C'est l'autre volet de la décision du Conseil constitutionnel qui est très attendue: les Sages devront dire si la demande de référendum d'initiative partagée (RIP) déposée par les parlementaires de gauche pour contester la réforme est recevable. Les initiateurs veulent soumettre au vote des Français une proposition de loi qui prévoit que l'âge de départ à la retraite ne puisse pas dépasser les 62 ans.

Les membres du Conseil constitutionnel doivent notamment juger si la consultation souhaitée porte sur les domaines de "l'organisation des pouvoirs publics, des réformes relatives à la politique économique, sociale ou environnementale et aux services publics qui y concourent".

Les Sages peuvent-ils valider à la fois la retraite à 64 ans et ce RIP? Sur ce point, les avis des spécialistes divergent. Les conditions requises pour le référendum (signatures de parlementaires, champ de la proposition...) semblent réunies et le feu vert au RIP est "probable", considère Lauréline Fontaine auprès de l'AFP.

Jean-Éric Schoettl, ancien secrétaire général du Conseil constitutionnel, et Jean-Pierre Camby, professeur associé à l'université Paris-Saclay, alertent toutefois dans Le Figaro: l'injonction d'un âge de départ qui "ne peut pas être fixé au-delà de 62 ans" pourrait "contraindre la loi future" et faire tiquer les Sages.

Craignant de voir sa première demande de RIP invalidée à cause de formulations jugées maladroites, la Nupes a d'ores et déjà déposé ce jeudi soir une deuxième demande.

Ce qui peut se passer ensuite. La suite de la procédure serait longue. Il faudrait d'abord que la demande de référendum parvienne à récolter la signature d'un "dixième des électeurs", soit 4,87 millions de personnes dans un délai de 9 mois.

Pendant ce temps, "le RIP ne gèle pas l'application de la loi", rappelle le constitutionnaliste Paul Cassia, un avis partagé par l'immense majorité de ses collègues. Très concrètement, Emmanuel Macron pourrait donc bien promulguer la réforme des retraites et la faire appliquer "à l'été" tandis que la collecte des signatures serait en cours.

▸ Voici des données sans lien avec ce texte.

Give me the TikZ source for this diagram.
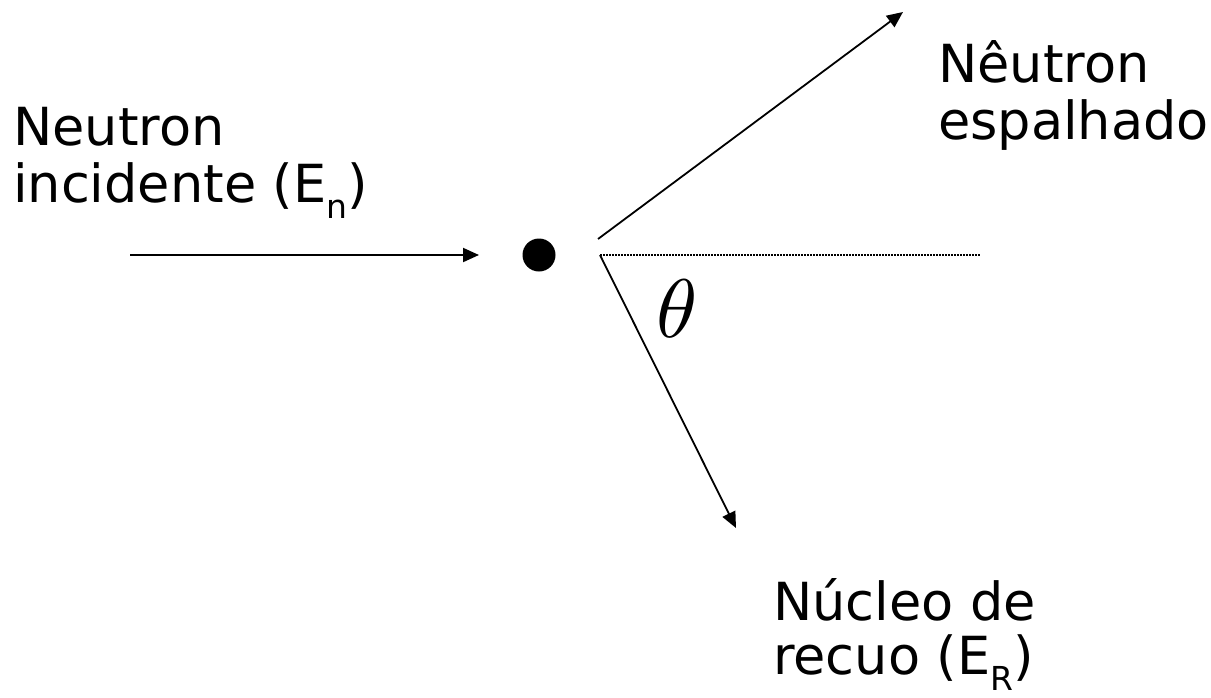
\documentclass[tikz,border=0pt]{standalone}
\usepackage{fontspec}
\setmainfont{DejaVu Sans}
\usetikzlibrary{arrows.meta}
\newcommand{\subtxt}[1]{\raisebox{-0.32em}{\fontsize{33}{33}\selectfont #1}}
\tikzset{
  lbl/.style={anchor=base west, inner sep=0pt, font=\fontsize{52.5}{58}\selectfont},
  ray/.style={line width=1.8pt, -{Triangle[length=16pt,width=14pt]}},
  ref/.style={line width=1.2pt, dash pattern=on 1.5pt off 1.5pt},
}
\begin{document}
\begin{tikzpicture}[x=1pt,y=-1pt]
\useasboundingbox (0,0) rectangle (1211,697);
% nucleus
\node[circle, fill=black, minimum size=33pt, inner sep=0pt] (nuc) at (539,255) {};
% free ends
\coordinate (src) at (130,255);
\coordinate (hit) at (479,255);
\coordinate (o1) at (598,239);
\coordinate (o2) at (600,255);
\coordinate (scat) at (903,12);
\coordinate (rec) at (736,528);
\coordinate (axis) at (981,255);
% connectors
\draw[ray, line width=2pt] (src) -- (hit);
\draw[ray] (o1) -- (scat);
\draw[ray] (o2) -- (rec);
\draw[ref] (o2) -- (axis);
% angle label
\node[scale=8.3, inner sep=0pt] (theta) at (677,309) {$\theta$};
% labels
\node[lbl] (inc1) at (13,145) {Neutron};
\node[lbl] (inc2) at (13,202) {incidente (E\subtxt{n})};
\node[lbl] (sc1) at (938,82) {Nêutron};
\node[lbl] (sc2) at (938,139) {espalhado};
\node[lbl] (rc1) at (773,620) {Núcleo de};
\node[lbl] (rc2) at (773,674) {recuo (E\subtxt{R})};
\end{tikzpicture}
\end{document}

Mais politiquement, l'affaire serait intenable. Le gouvernement pourrait-il vraiment appliquer sa réforme en laissant toute la gauche à la chasse aux signatures, avec le risque de remobiliser les opposants dans la rue? "Il serait souhaitable" qu'Emmanuel Macron mette la réforme sur pause pour "éviter tout conflit avec la procédure référendaire et apaiser la colère citoyenne", juge de son côté constitutionnaliste Dominique Rousseau dans les colonnes du Monde.